Bonaire in the Dutch Antilles is one of the Caribbean's best dive destinations. A near-pristine protected reef system combined with warm water and little or no current makes for some of the best diving I've ever experienced. The clear blue waters are full of fish of all kinds as well as many other little critters, and with more than half of the dive sites offering shore entry, Bonaire is a destination where you can truly dive to your hearts content.
Getting to Bonaire is relatively easy from North America as well as Europe (well, at least The Netherlands). There are generally daily flights from Houston and Miami in the US, although there may be seasonal variations.
Once you get there, you have a number of options for places to stay, from dedicated dive resorts to luxury villas or self-catering condominiums. The dive resorts will have their own dive operations, and there are other dive shops around the main beach area where you can rent equipment and arrange trips. However, it must be said that Bonaire is one place where you can easily go your own way and enjoy a lot of interesting shore dives. All you need is transport, and pickup rentals are plentiful around town.
Getting to Bonaire
About the only way to get to Bonaire is by plane. Aside from the occasional cruise ship, there is no regular boat or ferry service to the other islands of the Antiles or to the South American mainland.

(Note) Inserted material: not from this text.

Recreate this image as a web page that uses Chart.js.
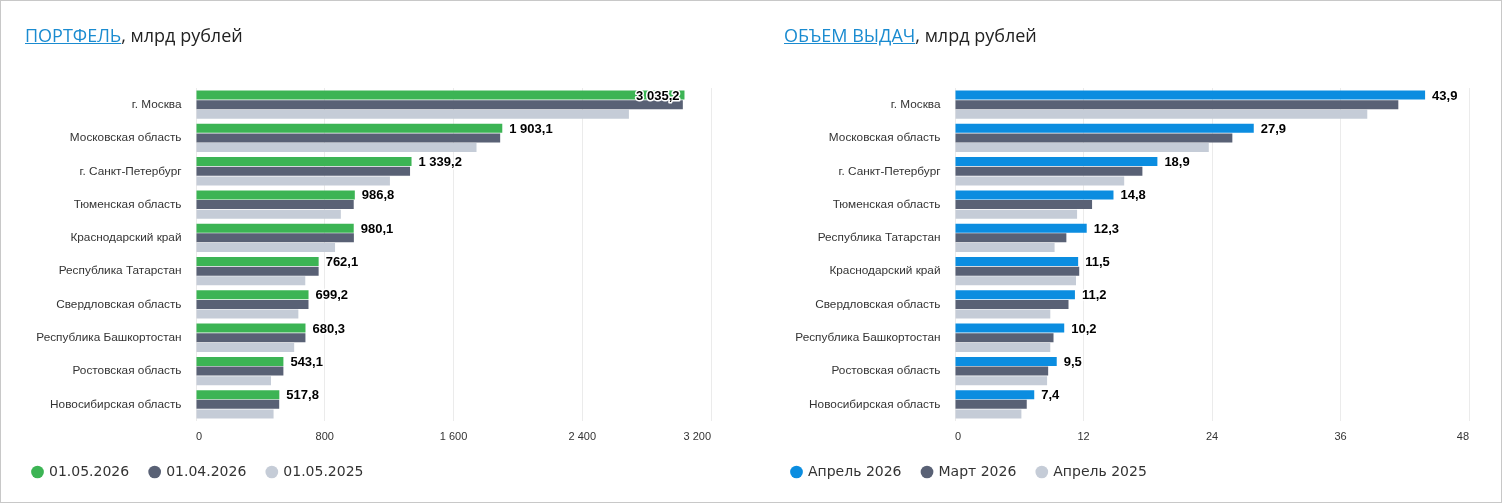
<!DOCTYPE html>
<html lang="ru">
<head>
<meta charset="utf-8">
<title>Портфель и объем выдач</title>
<script src="https://cdn.jsdelivr.net/npm/chart.js@4.4.1/dist/chart.umd.min.js"></script>
<style>
  html, body { margin: 0; padding: 0; background: #fff; }
  #page { position: relative; width: 1502px; height: 503px; overflow: hidden; }
  #frame { position: absolute; left: 0; top: 0; width: 1500px; height: 501px; border: 1px solid #c8c8c8; pointer-events: none; }
  .title { position: absolute; top: 23px; font-family: "Open Sans", sans-serif; font-size: 18px; line-height: 24px; color: #222; white-space: nowrap; }
  .title a { color: #1a8bd0; text-decoration: underline; }
  .box { position: absolute; top: 0; width: 751px; height: 503px; }
</style>
</head>
<body>
<div id="page">
  <div class="box" style="left:0"><canvas id="portfolioChart"></canvas></div>
  <div class="box" style="left:751px"><canvas id="volumeChart"></canvas></div>
  <div class="title" style="left:25px"><a href="#">ПОРТФЕЛЬ</a>, млрд рублей</div>
  <div class="title" style="left:784px"><a href="#">ОБЪЕМ ВЫДАЧ</a>, млрд рублей</div>
  <div id="frame"></div>
</div>
<script>
// --------------------------
// Data
// --------------------------
const portfolioRegions = ["г. Москва", "Московская область", "г. Санкт-Петербург", "Тюменская область", "Краснодарский край", "Республика Татарстан", "Свердловская область", "Республика Башкортостан", "Ростовская область", "Новосибирская область"];
const portfolioLegend = ["01.05.2026", "01.04.2026", "01.05.2025"];
const portfolioMay2026 = [3035.2, 1903.1, 1339.2, 986.8, 980.1, 762.1, 699.2, 680.3, 543.1, 517.8];
const portfolioApr2026 = [3025, 1890, 1330, 980, 981, 762, 699, 680, 543, 517];
const portfolioMay2025 = [2690, 1743, 1205, 900, 864, 679, 636, 610, 466, 482];
const portfolioTicks = [0, 800, 1600, 2400, 3200];

const volumeRegions = ["г. Москва", "Московская область", "г. Санкт-Петербург", "Тюменская область", "Республика Татарстан", "Краснодарский край", "Свердловская область", "Республика Башкортостан", "Ростовская область", "Новосибирская область"];
const volumeLegend = ["Апрель 2026", "Март 2026", "Апрель 2025"];
const volumeApr2026 = [43.9, 27.9, 18.9, 14.8, 12.3, 11.5, 11.2, 10.2, 9.5, 7.4];
const volumeMar2026 = [41.4, 25.9, 17.5, 12.8, 10.4, 11.6, 10.6, 9.2, 8.7, 6.7];
const volumeApr2025 = [38.5, 23.7, 15.8, 11.4, 9.3, 11.3, 8.9, 8.9, 8.6, 6.2];
const volumeTicks = [0, 12, 24, 36, 48];

// --------------------------
// Helpers
// --------------------------
Chart.defaults.font.family = "'Liberation Sans', Arial, sans-serif";
Chart.defaults.font.size = 11;
Chart.defaults.color = "#333";

function groupThousands(s) {
  return s.replace(/\B(?=(\d{3})+(?!\d))/g, " ");
}

function formatValue(v) {
  const parts = v.toFixed(1).split(".");
  return groupThousands(parts[0]) + "," + parts[1];
}

// value labels next to the first series of every group
const barValueLabels = {
  id: "barValueLabels",
  afterDatasetsDraw(chart) {
    const ctx = chart.ctx;
    const meta = chart.getDatasetMeta(0);
    const values = chart.data.datasets[0].data;
    ctx.save();
    ctx.font = "bold 13px 'Liberation Sans', Arial, sans-serif";
    ctx.textBaseline = "middle";
    ctx.lineJoin = "round";
    ctx.lineWidth = 3;
    ctx.strokeStyle = "#fff";
    ctx.fillStyle = "#000";
    meta.data.forEach((bar, i) => {
      const text = formatValue(values[i]);
      const w = ctx.measureText(text).width;
      let x = bar.x + 7;
      if (x + w > chart.chartArea.right) x = bar.x - 5 - w;
      const y = bar.y + 1;
      ctx.strokeText(text, x, y);
      ctx.fillText(text, x, y);
    });
    ctx.restore();
  },
};

function buildChart(id, regions, names, series, colors, ticks, pad) {
  return new Chart(document.getElementById(id), {
    type: "bar",
    data: {
      labels: regions,
      datasets: series.map((data, i) => ({
        label: names[i],
        data: data,
        backgroundColor: colors[i],
        borderWidth: 0,
        barPercentage: 0.93,
        categoryPercentage: 0.87,
      })),
    },
    options: {
      indexAxis: "y",
      responsive: true,
      maintainAspectRatio: false,
      animation: false,
      layout: { padding: { top: 88, left: pad.left, right: pad.right, bottom: 14 } },
      scales: {
        x: {
          min: ticks[0],
          max: ticks[ticks.length - 1],
          afterBuildTicks: (scale) => {
            scale.ticks = ticks.map((v) => ({ value: v }));
          },
          afterFit: (scale) => {
            scale.height = 23;
          },
          grid: { color: "#ebebeb", drawTicks: false },
          border: { display: false },
          ticks: {
            padding: 9,
            align: "inner",
            maxRotation: 0,
            callback: (v) => groupThousands(String(v)),
          },
        },
        y: {
          afterFit: (scale) => {
            scale.width = pad.axis;
          },
          grid: { display: false, drawTicks: false },
          border: { display: false },
          ticks: { padding: 14.5, autoSkip: false, font: { size: 11.8 } },
        },
      },
      plugins: {
        tooltip: { enabled: false },
        legend: {
          position: "bottom",
          align: "start",
          labels: {
            usePointStyle: true,
            pointStyle: "circle",
            boxWidth: 9,
            boxHeight: 9,
            padding: 21,
            color: "#333",
            font: { family: "'DejaVu Sans', sans-serif", size: 14 },
          },
        },
      },
    },
    plugins: [barValueLabels],
  });
}

// --------------------------
// Charts
// --------------------------
const portfolioChart = buildChart(
  "portfolioChart",
  portfolioRegions,
  portfolioLegend,
  [portfolioMay2026, portfolioApr2026, portfolioMay2025],
  ["#3cb454", "#596175", "#c5ccd7"],
  portfolioTicks,
  { left: 12, right: 40, axis: 184 }
);

const volumeChart = buildChart(
  "volumeChart",
  volumeRegions,
  volumeLegend,
  [volumeApr2026, volumeMar2026, volumeApr2025],
  ["#0b8de0", "#596175", "#c5ccd7"],
  volumeTicks,
  { left: 20, right: 33, axis: 184 }
);
</script>
</body>
</html>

From North American, both United and Delta airlines have more or less daily flights, depending on the season. You can also fly to Bonaire from Europe via the Dutch airlines KLM and ArkeFly.
Bonaire Dive Resorts
There is a good range of hotels, resorts and other accommodation options on Bonaire. Almost all of them are along the sea fron of Kralendijk stretching north of the airport, and many cater to divers.
The grand-daddy of all the dive resorts is Captain Don's Habitat. The late Captain Don mapped out many of the dive sites and was instrumental in the drive to establish the marine park which protects the reef. The resort has its own dive shop and boats, and the house reef itself is one of the best dive sites in Bonaire. When I stayed here in 2014, I dived the ‘La Machaca” almost every day, and almost always found something new, such as frogfish, seahorses, juvenile moray eels, and more.
Right next door to Captain Don's is Buddy Dive, which caters more to people who would like to explore the dive sites of the main island on their own. You can rent a pickup truck from the resort and drive yourself to any of the 60 or so identified dive sites around the island. When you've emptied your tanks, the resort has a drive-in refill center where you can get more air and be on your way quickly.
If you need a larger accommodation with two or three bedrooms, or would like some self catering options, then check out Sand Dollar Condominium.
You can find more options for hotels on Bonaire and compare rates from several web sites at Hotels Combined.
Bonaire Dive Shops
Most of the larger dive resorts have their own dive shops and boats, but if you are staying in smaller accommodations or looking for some specialty assistance, here are a few ideas:
- Dive Friends Bonaire
- Dive Friends has several outlets and shops around Bonaire. They offer all the standard services, including PADI training, dive gear rentals and dive trips.
Deco Day Activities
Most options for no-dive day activities around Bonaire involve trips around the island. There's a flamingo sanctuary as well as a donkey rest home on the south end, and a large wildlife preserve on the north end. You can rent a car (if you haven't already got one for shore diving) and do-it-yourself tour, or there are of course tour agencies where you can arrange to someone else to do the work. I personally prefer to rent a bicycle and go for a ride, either up north or around the south. There are a couple of shops around town that rent bikes, as well as scooters and motorcycles. There isn't much in the way of dedicated bike lines on the island, but there's generally little enough traffic for it not to be a problem.